Es stimmt: Die Zahl jüdischer Zuwanderer sinkt merklich. Das hat der Migrationsbericht der Bundesregierung noch einmal deutlich gemacht. Das kann bedeuten, dass die Zahl der Gemeindemitglieder in Deutschland stagnieren wird, vielleicht sogar abnimmt. Doch es stimmt auch, dass kein Grund zur Panik besteht, denn dieser Befund kann uns nicht überraschen.
In den 90er-Jahren kamen viele Juden aus den Staaten der früheren Sowjetunion zu uns. Sie kamen, weil sie triftige Gründe dazu hatten: politische Ungewissheit, ökonomische Sorgen und wachsender Antisemitismus.
Zuwanderer Die Motivation dort verbliebener Juden, ihre jeweiligen Länder zu verlassen, hat in den letzten Jahren deutlich abgenommen; hinzu kamen noch bürokratische Hürden, die die Ausreise erschweren. Zugleich realisieren wir heute deutlicher als noch vor 20 Jahren, dass viele Zuwanderer, die unsere Gemeinden nicht nur vergrößert, sondern auch bereichert haben, der älteren Generation angehören.

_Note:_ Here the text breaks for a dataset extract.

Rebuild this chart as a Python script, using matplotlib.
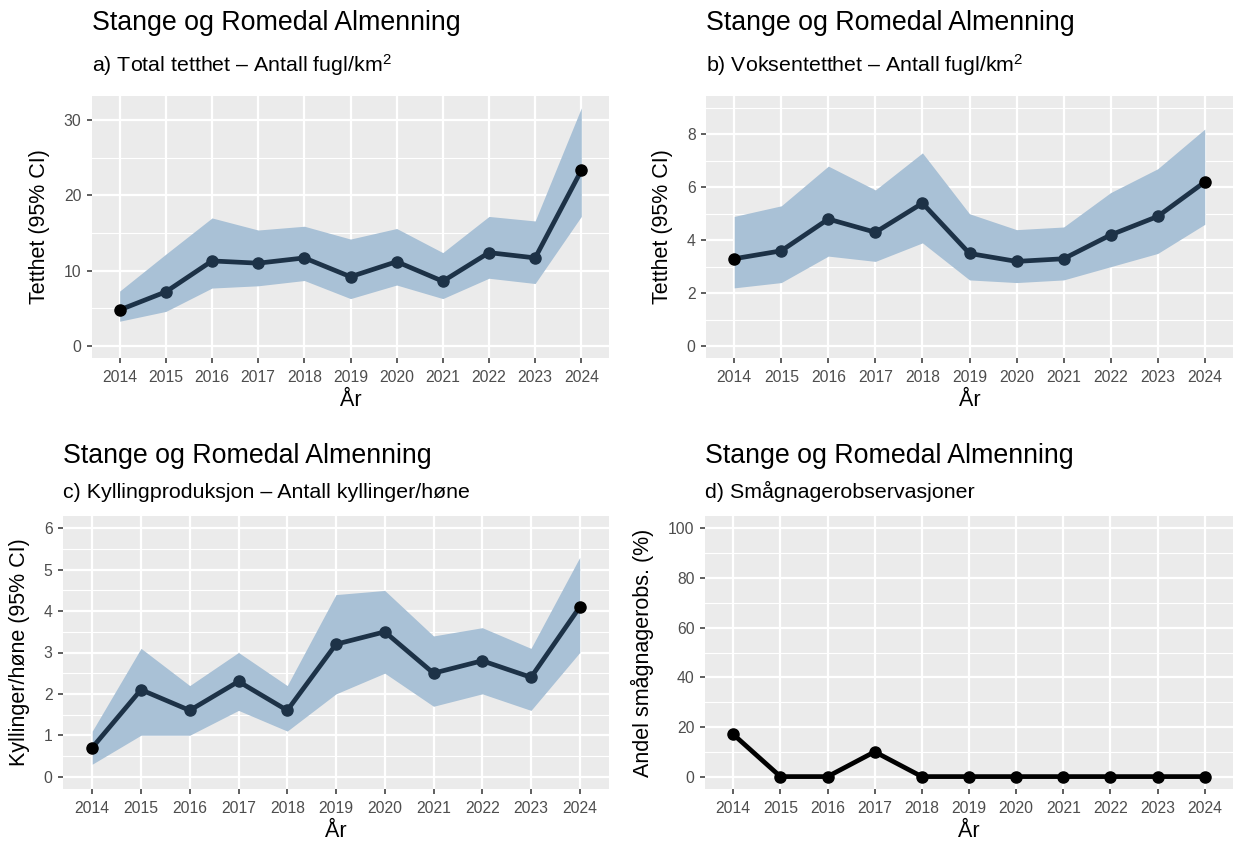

Die jüdische Gemeinde in Deutschland ist alt geworden, aber sie wurde auch fester Bestandteil der deutschen Gesellschaft. Es wird wohl zu einer räumlichen Konzentration kommen. Die starken Gemeinden in den Großstädten werden wachsen, denn die Kinder der Zuwanderer sind gebildet, haben gute Abschlüsse und suchen ihre berufliche Zukunft eher in urbanen Räumen als in der Provinz. Das bedeutet zugleich eine Schwächung der kleinen Gemeinden, aber: Die Kinder der Zuwanderer haben sich überwiegend für eine Bleibeperspektive in Deutschland entschieden.
Gelassen auf die Veränderungen zu reagieren, heißt nicht, gar nichts zu tun: Die bestehenden Strukturen müssen gestärkt, die Bildungsangebote sollten ausgebaut und die jüdische Erziehung weiter professionalisiert und attraktiver gemacht werden. Dann gibt es nicht nur weiter ein jüdisches, sondern auch ein starkes und selbstbewusstes jüdisches Leben in Deutschland.
Der Autor ist Professor für Interkulturelle Erziehung in Erfurt und Wissenschaftlicher Direktor der Bildungsabteilung im Zentralrat.